The environmental aspects of the Meadowbank mill were carefully designed. The plant includes both a cyanide recycling thickener and an air-sulphur dioxide cyanide destruction circuit. All water in the tailings pond is recycled, making this a zero-discharge system and reducing the need for fresh water.

Due to its sulphide content, waste rock has the potential to be acid generating. To minimize oxidation it will be encapsulated in permafrost and capped with an insulating layer of neutralizing rock. Because the site is underlain by about 450 metres of permafrost, the waste rock is expected to freeze beneath the cap, greatly reducing acid drainage in the long term.

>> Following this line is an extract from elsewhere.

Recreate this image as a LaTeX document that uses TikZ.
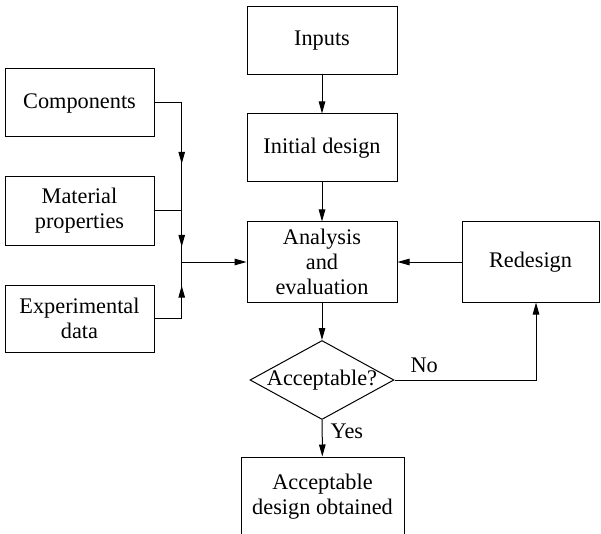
\documentclass[tikz,border=0pt]{standalone}
\usepackage{fontspec}
\setmainfont{Liberation Serif}
\usetikzlibrary{arrows.meta,shapes.geometric,decorations.markings}
\begin{document}
\begin{tikzpicture}[x=1pt,y=-1pt,
  font=\fontsize{22.3}{25}\selectfont,
  line width=1pt,
  box/.style={draw, rectangle, inner sep=0pt, align=center},
  tip/.style={-{Triangle[length=12pt,width=6.5pt]}},
  midtip/.style={postaction={decorate},decoration={markings,mark=at position #1 with {\arrow{Triangle[length=12pt,width=6.5pt]}}}}
]
\useasboundingbox (0,0) rectangle (601,534);
\node[box, minimum width=149pt, minimum height=68pt] (comp) at (79.5,103) {Components};
\node[box, minimum width=149pt, minimum height=68pt] (mat) at (79.5,211) {Material\\properties};
\node[box, minimum width=149pt, minimum height=67pt] (exp) at (79.5,318.5) {Experimental\\data};
\node[box, minimum width=150pt, minimum height=68pt] (inp) at (322,41) {Inputs};
\node[box, minimum width=150pt, minimum height=68pt] (init) at (322,148) {Initial design};
\node[box, minimum width=150pt, minimum height=80pt] (anal) at (322,262) {Analysis\\and\\evaluation};
\node[box, minimum width=137pt, minimum height=80pt] (red) at (530.5,262) {Redesign};
\node[draw, diamond, inner sep=0pt, minimum width=144pt, minimum height=79pt, aspect=1.82] (dia) at (322,380) {};
\node[inner sep=0pt] (dtext) at (dia.center) {Acceptable?};
\node[box, minimum width=163pt, minimum height=80pt] (fin) at (322.5,497) {Acceptable\\design obtained};
\coordinate (J) at (181.7,262);
\draw[midtip=88pt] (comp.east) -| (J);
\draw[midtip=63pt] (mat.east) -| (J);
\draw[midtip=60pt] (exp.east) -| (J);
\draw[tip] (J) -- (anal.west);
\draw[tip] (inp) -- (init);
\draw[tip] (init) -- (anal);
\draw[tip] (anal) -- (dia);
\draw[tip] (dia) -- node[pos=0.3, right, inner sep=8pt] (yes) {Yes} (fin);
\draw[tip] (red) -- (anal);
\draw[tip] (dia.east) -| node[pos=0.105, above, inner sep=7pt] (no) {No} ([xshift=5.5pt]red.south);
\end{tikzpicture}
\end{document}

As mentioned above, Meadowbank is the first project to be covered by a water compensation agreement between the company and the Inuit. It addresses Inuit rights under the Land Claims Agreement respecting compensation for water use and water impacts that may occur.

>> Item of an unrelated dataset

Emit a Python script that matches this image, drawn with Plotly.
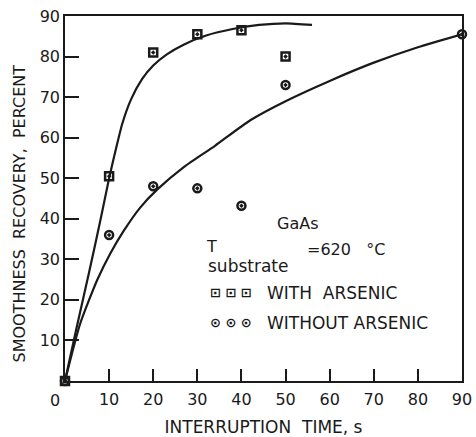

Agnico’s goal is to minimize the potential impact of the operation on surface water and groundwater at the site. In addition to a zero-discharge tailings management strategy, the company has agreed to build diversion ditches to avoid the contact between clean runoff and water from areas affected by its mining and processing activities. Water from the disturbed site area will be collected and stored in the tailings pond.

Agnico-Eagle enjoys the trust and support of the Inuit because it has been able to bring some of the community’s dreams to reality. Before the Meadowbank mine project began, unemployment in Baker Lake was 40%; now it is only 4.5%. The mine employs 180 Inuit workers.

A golden future

The prospects for the future are excellent. Continued exploration at Meadowbank is expected to discover even more hidden ounces in the future giving the project an even longer life. Agnico has completed the takeover of Comaplex Minerals, owner of the advanced Meliadine gold project consisting of a East and West deposits.

The Meliadine project is 300 km from the Meadowbank mine. Agnico is looking at a 7,000 t/d mine and mill. There are an estimated 3.3 million oz of gold in a measured and indicated resources of 12.9 million tonnes grading 7.9 g/t Au plus an inferred resource of 8.4 million tonnes grading 6.4 g/t Au for 1.7 million oz.

Development and mining the Meliadine gold project will keep Agnico busy in the far north for many years to come. That is exactly what the company plans to do.
Said chief operating officer Ebe Sherckus, “The Arctic does get under your skin. I love it. It’s a place we hope to be for a long time. Meadowbank is our stepping stone to other things.”